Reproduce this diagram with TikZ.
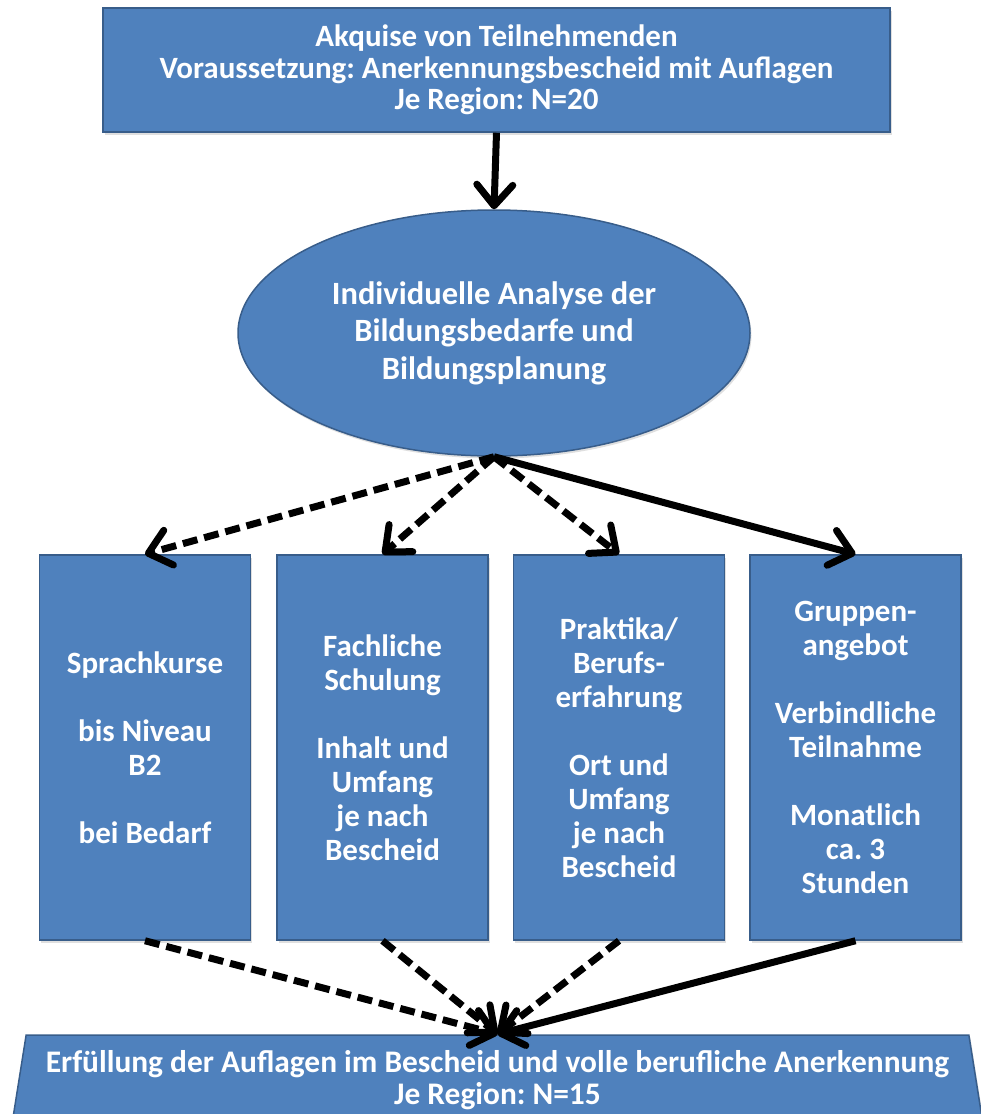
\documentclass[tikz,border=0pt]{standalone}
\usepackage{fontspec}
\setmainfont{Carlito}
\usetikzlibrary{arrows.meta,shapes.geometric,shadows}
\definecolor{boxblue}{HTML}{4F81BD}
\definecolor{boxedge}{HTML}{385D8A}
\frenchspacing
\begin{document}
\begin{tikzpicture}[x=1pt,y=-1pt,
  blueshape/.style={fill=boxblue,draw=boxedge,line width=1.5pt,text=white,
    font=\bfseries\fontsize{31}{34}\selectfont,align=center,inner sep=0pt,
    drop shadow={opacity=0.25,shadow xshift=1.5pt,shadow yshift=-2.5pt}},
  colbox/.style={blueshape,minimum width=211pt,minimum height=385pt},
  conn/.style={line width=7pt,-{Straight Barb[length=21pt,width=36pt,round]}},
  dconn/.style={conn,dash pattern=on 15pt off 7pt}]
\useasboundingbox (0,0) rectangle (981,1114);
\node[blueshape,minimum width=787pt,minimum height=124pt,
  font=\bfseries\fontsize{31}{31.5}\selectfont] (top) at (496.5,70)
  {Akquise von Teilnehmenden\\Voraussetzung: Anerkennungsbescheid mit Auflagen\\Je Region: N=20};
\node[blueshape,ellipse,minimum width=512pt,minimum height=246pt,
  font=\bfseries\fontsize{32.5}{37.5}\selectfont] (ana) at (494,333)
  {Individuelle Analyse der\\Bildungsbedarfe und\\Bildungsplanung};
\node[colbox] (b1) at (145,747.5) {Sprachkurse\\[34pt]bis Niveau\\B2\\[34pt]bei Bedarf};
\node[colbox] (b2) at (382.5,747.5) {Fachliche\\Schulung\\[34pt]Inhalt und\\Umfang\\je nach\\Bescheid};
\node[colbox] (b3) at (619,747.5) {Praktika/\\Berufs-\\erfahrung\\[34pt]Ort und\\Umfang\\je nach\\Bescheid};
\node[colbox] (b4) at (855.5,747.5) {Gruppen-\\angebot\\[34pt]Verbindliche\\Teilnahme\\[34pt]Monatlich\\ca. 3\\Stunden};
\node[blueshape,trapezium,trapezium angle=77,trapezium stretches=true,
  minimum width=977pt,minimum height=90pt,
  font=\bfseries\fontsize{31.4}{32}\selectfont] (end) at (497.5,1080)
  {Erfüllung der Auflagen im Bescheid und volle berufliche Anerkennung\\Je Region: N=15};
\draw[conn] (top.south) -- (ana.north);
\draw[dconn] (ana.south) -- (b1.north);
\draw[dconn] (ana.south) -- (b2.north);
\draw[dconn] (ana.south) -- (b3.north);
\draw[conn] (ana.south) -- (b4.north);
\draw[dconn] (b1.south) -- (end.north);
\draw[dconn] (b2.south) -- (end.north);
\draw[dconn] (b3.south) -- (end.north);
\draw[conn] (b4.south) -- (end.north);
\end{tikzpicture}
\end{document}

++++++

Goal
Every line above should be repeated exactly; pictures stay out of the copy.

Answer in full
Reproduce this diagram with TikZ.
\documentclass[tikz,border=0pt]{standalone}
\usepackage{fontspec}
\setmainfont{Carlito}
\usetikzlibrary{arrows.meta,shapes.geometric,shadows}
\definecolor{boxblue}{HTML}{4F81BD}
\definecolor{boxedge}{HTML}{385D8A}
\frenchspacing
\begin{document}
\begin{tikzpicture}[x=1pt,y=-1pt,
  blueshape/.style={fill=boxblue,draw=boxedge,line width=1.5pt,text=white,
    font=\bfseries\fontsize{31}{34}\selectfont,align=center,inner sep=0pt,
    drop shadow={opacity=0.25,shadow xshift=1.5pt,shadow yshift=-2.5pt}},
  colbox/.style={blueshape,minimum width=211pt,minimum height=385pt},
  conn/.style={line width=7pt,-{Straight Barb[length=21pt,width=36pt,round]}},
  dconn/.style={conn,dash pattern=on 15pt off 7pt}]
\useasboundingbox (0,0) rectangle (981,1114);
\node[blueshape,minimum width=787pt,minimum height=124pt,
  font=\bfseries\fontsize{31}{31.5}\selectfont] (top) at (496.5,70)
  {Akquise von Teilnehmenden\\Voraussetzung: Anerkennungsbescheid mit Auflagen\\Je Region: N=20};
\node[blueshape,ellipse,minimum width=512pt,minimum height=246pt,
  font=\bfseries\fontsize{32.5}{37.5}\selectfont] (ana) at (494,333)
  {Individuelle Analyse der\\Bildungsbedarfe und\\Bildungsplanung};
\node[colbox] (b1) at (145,747.5) {Sprachkurse\\[34pt]bis Niveau\\B2\\[34pt]bei Bedarf};
\node[colbox] (b2) at (382.5,747.5) {Fachliche\\Schulung\\[34pt]Inhalt und\\Umfang\\je nach\\Bescheid};
\node[colbox] (b3) at (619,747.5) {Praktika/\\Berufs-\\erfahrung\\[34pt]Ort und\\Umfang\\je nach\\Bescheid};
\node[colbox] (b4) at (855.5,747.5) {Gruppen-\\angebot\\[34pt]Verbindliche\\Teilnahme\\[34pt]Monatlich\\ca. 3\\Stunden};
\node[blueshape,trapezium,trapezium angle=77,trapezium stretches=true,
  minimum width=977pt,minimum height=90pt,
  font=\bfseries\fontsize{31.4}{32}\selectfont] (end) at (497.5,1080)
  {Erfüllung der Auflagen im Bescheid und volle berufliche Anerkennung\\Je Region: N=15};
\draw[conn] (top.south) -- (ana.north);
\draw[dconn] (ana.south) -- (b1.north);
\draw[dconn] (ana.south) -- (b2.north);
\draw[dconn] (ana.south) -- (b3.north);
\draw[conn] (ana.south) -- (b4.north);
\draw[dconn] (b1.south) -- (end.north);
\draw[dconn] (b2.south) -- (end.north);
\draw[dconn] (b3.south) -- (end.north);
\draw[conn] (b4.south) -- (end.north);
\end{tikzpicture}
\end{document}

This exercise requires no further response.